Dalam sebuah kampanye, janji adalah satu hal yang biasa menjadi magnet. Semakin menarik janji yang disampaikan, semakin banyak yang tertarik, apalagi kalau dinilai relevan dengan masalah terkait kebutuhan mendasar.
Maka, tidak mengejutkan kalau janji berupa program populis, seperti "program makan siang gratis" yang dicetuskan Prabowo-Gibran sukses besar di Pemilu 2024 lalu. Meski bukan satu-satunya faktor penentu, janji populis macam ini terbukti menjadi satu magnet penarik suara pemilih.
Secara moral dan etika, janji adalah hutang yang harus dibayar lunas. Masalahnya, di dunia politik, khususnya di Indonesia,
janji kebanyakan hanya gincu di masa kampanye.
Ia terlihat memukau saat kampanye, tapi setelah masa kampanye selesai, luntur dan hilang, karena setelah kampanye selesai, ganti polesan gincu baru. Jadi, ini bisa berubah sesuai kebutuhan.
Karena fleksibilitas ini, apapun janji politisi saat kampanye, itu tidak untuk dipegang erat. Mereka terbiasa jadi kutu loncat yang selicin belut, selalu punya cara untuk lolos.
Semakin bagus janjinya, semakin kita harus skeptis, sebagai bentuk antisipasi. Bukan karena mereka tidak mampu, tapi karena sistem yang ada memang sudah menghasilkan lebih banyak wacana ketimbang realisasi.
Kalaupun bisa terwujud, jangan pernah berharap wujudnya akan persis seperti harapan ideal. Terlalu banyak kepentingan saling terkait di sini, mulai dari yang simpel sampai ruwet.
Semakin populis ide programnya, semakin rawan. Apalagi kalau itu membutuhkan anggaran dana sangat besar.
Jadi, bukan kejutan kalau program populis macam makan siang gratis belum akan punya angka anggaran per porsi yang konsisten. Dari 15 ribu rupiah menjadi setengahnya, dan mungkin akan "ditangguhkan" jika dinilai belum siap secara anggaran.
Dengan beragamnya standar harga pangan dan selera makan di berbagai daerah seluruh Indonesia, menyeragamkan porsi dan menu akan sulit dilakukan.

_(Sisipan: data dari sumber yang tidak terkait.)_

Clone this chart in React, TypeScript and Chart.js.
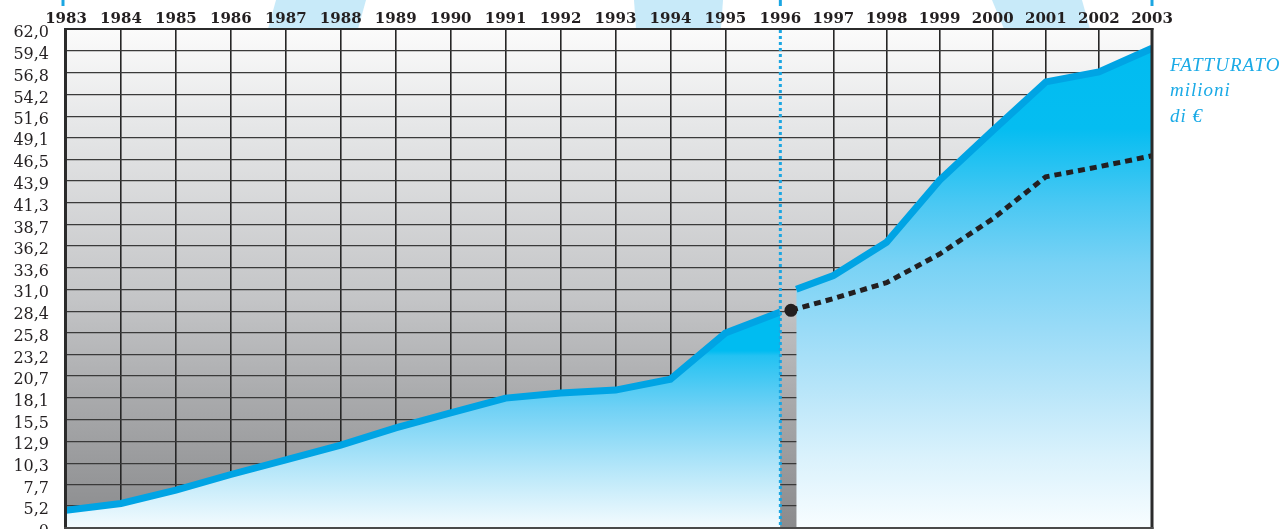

Kerawanan yang ada semakin sempurna, karena korupsi masih jadi masalah.
Ini baru satu janji program, belum termasuk janji-janji lain.
Berangkat dari situ, akan aneh jika sampai ada yang dengan polosnya menagih janji, dengan tuntutan sama persis, bahkan lebih baik dari yang dikatakan. Mereka hanya memakai janji itu sebagai gincu, dan sudah pasti lupa jika sudah cuci muka atau memakai polesan gincu baru.
Politik adalah satu dunia yang terlalu kotor untuk orang-orang yang terlalu naif. Tidak ada tempat untuk rasa sakit hati, karena terlalu banyak polesan gincu, kutu loncat, belut, bahkan serigala di sini. Mereka terlalu pintar untuk berkelit, pura-pura lupa, dan berlagak bodoh.
Berhubung gincu "revolusi mental" ternyata malah menghasilkan "dinasti" baru, jangan kaget kalau nanti ada terlalu banyak "syarat dan ketentuan berlaku" pada program "makan siang gratis" dan kawan-kawan.
Lagipula, program "makan siang gratis" ini saja sudah terdengar aneh, karena realita dalam dunia politik justru lebih sering berkata "tidak ada makan siang gratis".
Di sisi lain, gincu janji-janji para politisi seharusnya bisa menjadi pelajaran mahal. Tidak perlu bersikap terlalu kritis, cukup realistis saja, karena politik bukan dunia yang sebegitu polos. Apapun bisa terjadi, karena kepentingan di atas segalanya.
Berhubung sudah terlalu banyak lakon ingkar janji, dan pura-pura lupa di sini, sudah saatnya kita melihat edukasi sebagai satu urgensi. Tujuan utamanya bukan sebatas membangun pandangan kritis, tapi supaya kita tetap sadar dan waspada.
Ini adalah satu alam, dimana orang yang terlihat "polos dan bersih" ternyata sangat kotor, dan orang yang berkali-kali tetsangkut kasus pun bisa terlihat bersih.